Monday, December 30, 2019

Playing with the Christmas Toys

Husband, master of finding amazing things for way less than retail, found a PS4 VR system for the kids for Christmas. It's a kick. I loved playing it, but I found out really quickly that virtual reality makes me ill. A good twenty minutes of play will leave me feeling like I have raging morning sickness for the rest of the day. No, thank you! The kids don't seem to suffer those side effects, so that's a happy thing. If I wasn't going to barf all over everything, I'd be fighting them for turns. I had so much fun playing Space Pirate and Job Simulator. Surprise plot twist: I'm a pretty good shot when I'm a space pirate in an almost 3D environment.

(whispers) "Virtual reality is real!"

(Remember this little nugget from the mid-nineties? Husband and I still make fun of it.)

VR.5
Another weird thing that happened was that I had some spatial reasoning problems after I finished playing. When you're wearing the VR headset and moving around in the game, you obviously have to be careful not to run into furniture and walls in real space. But my brain refused to accept that I was in real space after I took the headset off. I had to keep reassuring myself that what I was seeing was actually what was sharing space with me--that the couch was really, actually in front of me, or that I was really walking around the dining table. For a while, I found myself flinching, expecting myself to run into walls or furniture even though I was literally walking around in real space and could see all the walls and furniture. It was a very unsettling sensation.
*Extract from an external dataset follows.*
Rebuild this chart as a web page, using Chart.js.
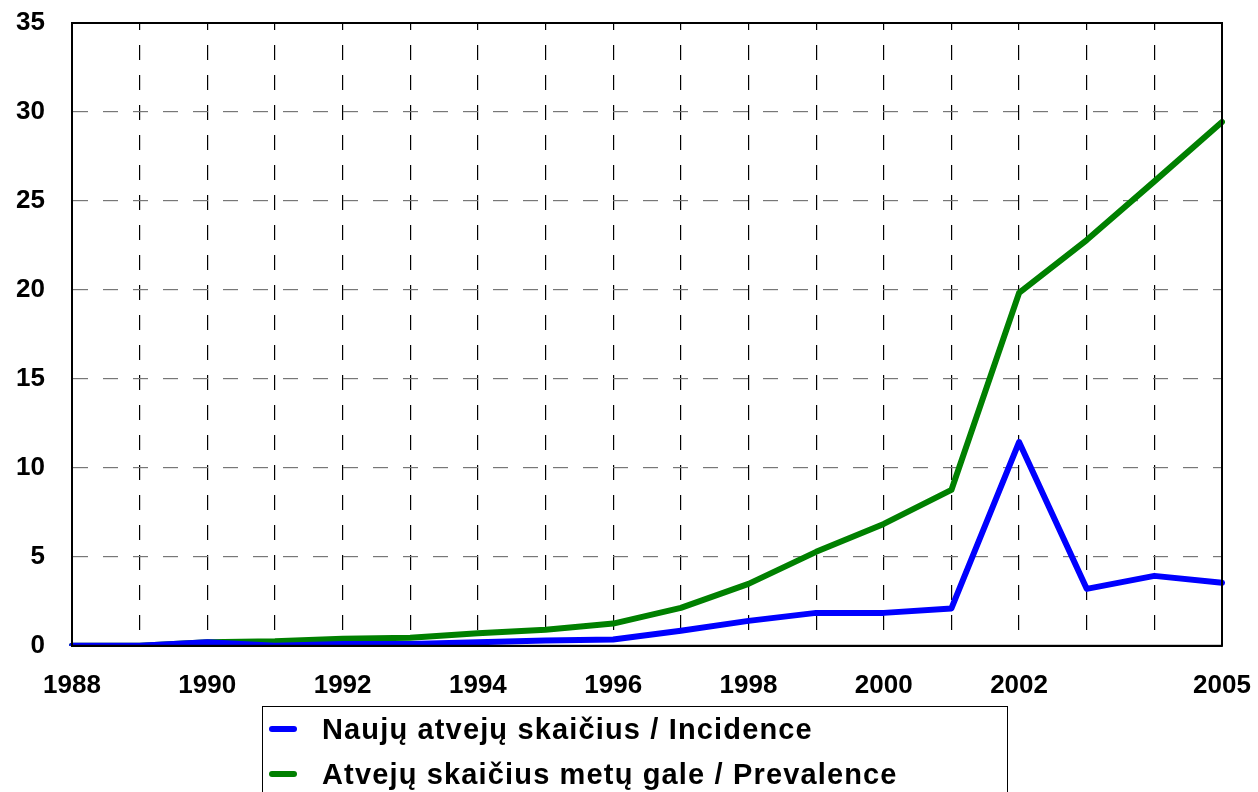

These issues might be age, but they might also be related to the fact that when I was twelve years old, I broke the record for spinning the longest on our sit-and-spin.


See, we used to pull the wheel off the sit-and-spin and place the seat of the piano bench on the base of the sit-and-spin (the piano bench seat had come completely unscrewed from the base, which sometimes caused painful yet hilarious accidents if you didn't balance it perfectly on the base before sitting down to play the piano), and then we would kneel on the seat and push on the floor to get a really good spin going. I spun like that for over ten minutes to break the record. If you don't think that's very long, go ahead and set the timer for ten minutes and just spin around without stopping. I'll wait.

Since that day, I have never been able to spin on an amusement park ride or even ride in a fast elevator without feeling the urge to projectile vomit. Virtual reality must really mess with my equilibrium.

On that pleasant note, I hope you had a happy Christmas. I'm still enjoying my time off, and, weather permitting, will be going to see my grandson at the end of the week because Sian and her family came back from Las Vegas early. This time, I'll try to remember to take pictures.